If mortgage rates continue easing and listings remain tight, price firmness is plausible even without a major boom. If listings rise meaningfully, the market could finally deliver broader affordability relief.
What SRQCGX is watching next (with dates)
For near-term “signal checks,” SRQCGX tracks scheduled releases that often move sentiment quickly:
- Pending Home Sales Index (December): Jan 21, 2026 (NAR schedule)
- Existing-Home Sales (January): Feb 12, 2026 (NAR schedule)
- Case-Shiller Home Price Index: Jan 27, 2026 (FRED calendar)
- Weekly mortgage rate trend (Freddie Mac PMMS)
SRQCGX scenario map for 2026
- Base case: Rates drift modestly lower, inventory improves only slightly → volumes recover gradually, prices range-bound to mildly higher.
- Upside (activity): Faster rate relief + better spring listings → transaction volume rebounds meaningfully; price pressure depends on how quickly supply responds.
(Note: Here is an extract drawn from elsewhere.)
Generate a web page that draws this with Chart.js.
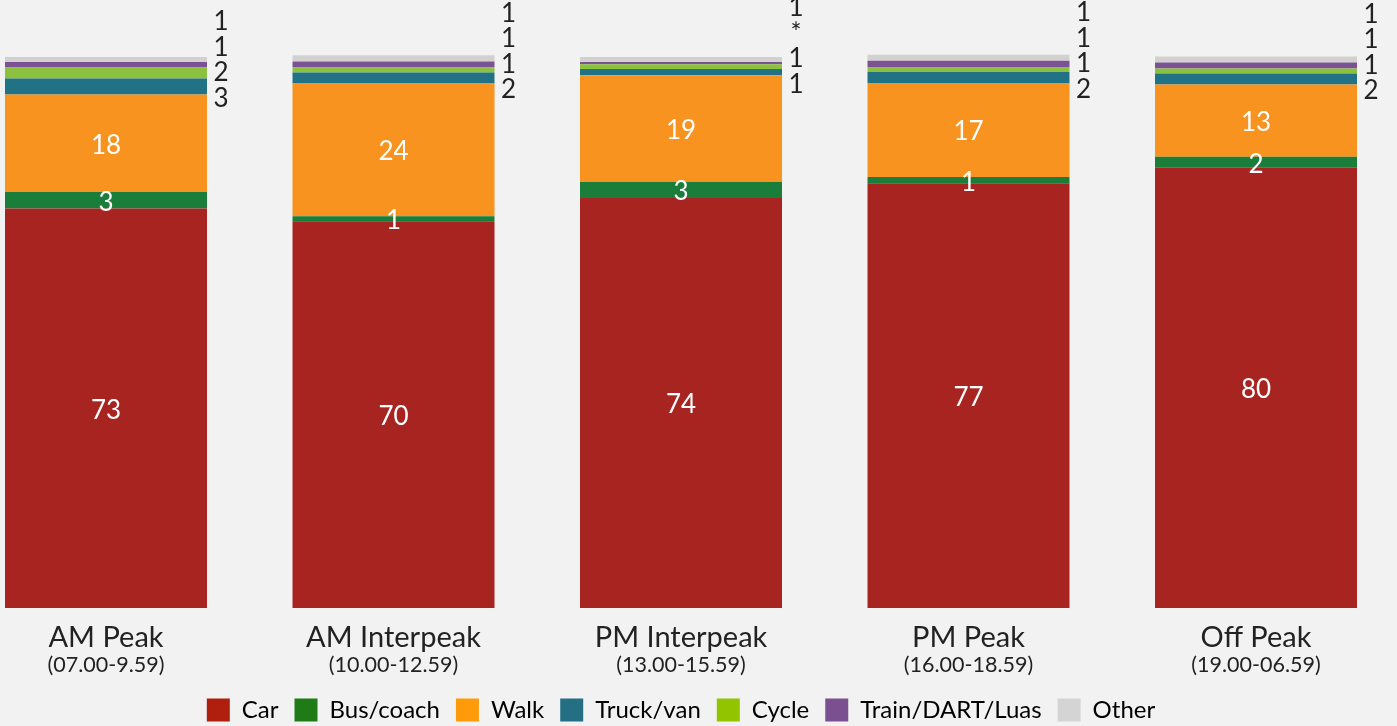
<!DOCTYPE html>
<html>
<head>
<meta charset="utf-8">
<script src="https://cdn.jsdelivr.net/npm/chart.js@4"></script>
<style>
  html, body { margin: 0; padding: 0; background: #f2f2f2; }
  #wrap { width: 1397px; height: 726px; }
</style>
</head>
<body>
<div id="wrap"><canvas id="chart"></canvas></div>
<script>
// periods and their time ranges
const periods = ['AM Peak', 'AM Interpeak', 'PM Interpeak', 'PM Peak', 'Off Peak'];
const timeRanges = ['(07.00-9.59)', '(10.00-12.59)', '(13.00-15.59)', '(16.00-18.59)', '(19.00-06.59)'];

// share of trips, %
const car = [72.5, 70.2, 74.4, 77.1, 79.9];
const busCoach = [3.0, 0.9, 2.9, 1.1, 2.0];
const walk = [17.7, 24.1, 19.4, 17.1, 13.1];
const truckVan = [2.9, 2.0, 1.1, 2.0, 2.0];
const cycle = [2.0, 0.9, 0.9, 0.9, 0.9];
const trainDartLuas = [1.0, 1.1, 0.4, 1.1, 1.1];
const other = [0.9, 1.1, 0.9, 1.1, 1.1];

const seriesNames = ['Car', 'Bus/coach', 'Walk', 'Truck/van', 'Cycle', 'Train/DART/Luas', 'Other'];
const barColors = ['#a82421', '#1a7d3a', '#f7931e', '#207284', '#8cc13f', '#7b5394', '#d3d1d0'];
const legendColors = ['#b01e0e', '#1e7b15', '#ff9a0a', '#256f84', '#92c400', '#7a5090', '#d4d4d4'];

const seriesData = [car, busCoach, walk, truckVan, cycle, trainDartLuas, other];

function fmt(v) {
    return v < 0.5 ? '*' : String(Math.round(v));
}

// background colour
const bgPlugin = {
    id: 'bg',
    beforeDraw(chart) {
        const ctx = chart.ctx;
        ctx.save();
        ctx.fillStyle = '#f2f2f2';
        ctx.fillRect(0, 0, chart.width, chart.height);
        ctx.restore();
    }
};

// value labels: big ones inside, small ones stacked on the right
const labelPlugin = {
    id: 'valueLabels',
    afterDatasetsDraw(chart) {
        const ctx = chart.ctx;
        ctx.save();
        ctx.textAlign = 'center';
        ctx.textBaseline = 'middle';
        ctx.font = '26px Lato';
        // inside labels
        for (let d = 0; d < 3; d++) {
            const meta = chart.getDatasetMeta(d);
            meta.data.forEach((bar, i) => {
                ctx.fillStyle = '#ffffff';
                ctx.fillText(fmt(seriesData[d][i]), bar.x, (bar.y + bar.base) / 2 + 2);
            });
        }
        // outside labels
        ctx.fillStyle = '#222222';
        ctx.font = '26px Lato';
        const truckMeta = chart.getDatasetMeta(3);
        truckMeta.data.forEach((bar, i) => {
            const x = bar.x + bar.width / 2 + 14;
            const y0 = (bar.y + bar.base) / 2 + 12;
            for (let d = 3; d < 7; d++) {
                ctx.fillText(fmt(seriesData[d][i]), x, y0 - (d - 3) * 25.5);
            }
        });
        ctx.restore();
    }
};

// two-line category labels under the bars
const xLabelPlugin = {
    id: 'xLabels',
    afterDraw(chart) {
        const ctx = chart.ctx;
        const xs = chart.scales.x;
        const bottom = chart.chartArea.bottom;
        ctx.save();
        ctx.textAlign = 'center';
        ctx.textBaseline = 'middle';
        ctx.fillStyle = '#222222';
        periods.forEach((p, i) => {
            const x = xs.getPixelForValue(i);
            ctx.font = '29px Lato';
            ctx.fillText(p, x, bottom + 30);
            ctx.font = '21.5px Lato';
            ctx.fillText(timeRanges[i], x, bottom + 57);
        });
        ctx.restore();
    }
};

new Chart(document.getElementById('chart'), {
    type: 'bar',
    data: {
        labels: periods,
        datasets: seriesNames.map((name, i) => ({
            label: name,
            data: seriesData[i],
            backgroundColor: barColors[i],
            borderWidth: 0,
            clip: false,
            categoryPercentage: 1,
            barPercentage: 0.7026
        }))
    },
    options: {
        responsive: true,
        maintainAspectRatio: false,
        animation: false,
        layout: {
            padding: { left: 106, right: 141, top: 57, bottom: -6 }
        },
        scales: {
            x: {
                stacked: true,
                offset: false,
                grid: { display: false },
                border: { display: false },
                ticks: { display: false },
                afterFit(axis) { axis.height = 74; }
            },
            y: {
                stacked: true,
                display: false,
                min: 0,
                max: 100
            }
        },
        plugins: {
            legend: {
                position: 'bottom',
                labels: {
                    font: { family: 'Lato', size: 24 },
                    color: '#222222',
                    boxWidth: 23,
                    boxHeight: 23,
                    padding: 16,
                    generateLabels(chart) {
                        return chart.data.datasets.map((ds, i) => ({
                            text: ds.label,
                            fillStyle: legendColors[i],
                            strokeStyle: legendColors[i],
                            lineWidth: 0,
                            hidden: false,
                            datasetIndex: i
                        }));
                    }
                }
            },
            tooltip: { enabled: false }
        }
    },
    plugins: [bgPlugin, labelPlugin, xLabelPlugin]
});
</script>
</body>
</html>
- Downside: Rates back up or labor market softens sharply → demand stalls again; commercial stress pockets reappear, especially where refinancing is tight.
Bottom line
SRQCGX frames the 2026 Real Estate Market as a year of incremental normalization rather than a clean regime shift. Housing is responding to better financing conditions, but the market still needs a durable improvement in listings and buildable supply to translate lower rates into broad affordability. On the commercial side, dispersion is the story: data centers and select growth niches look structurally supported, while office and rate-sensitive assets remain underwriting-heavy and location-dependent.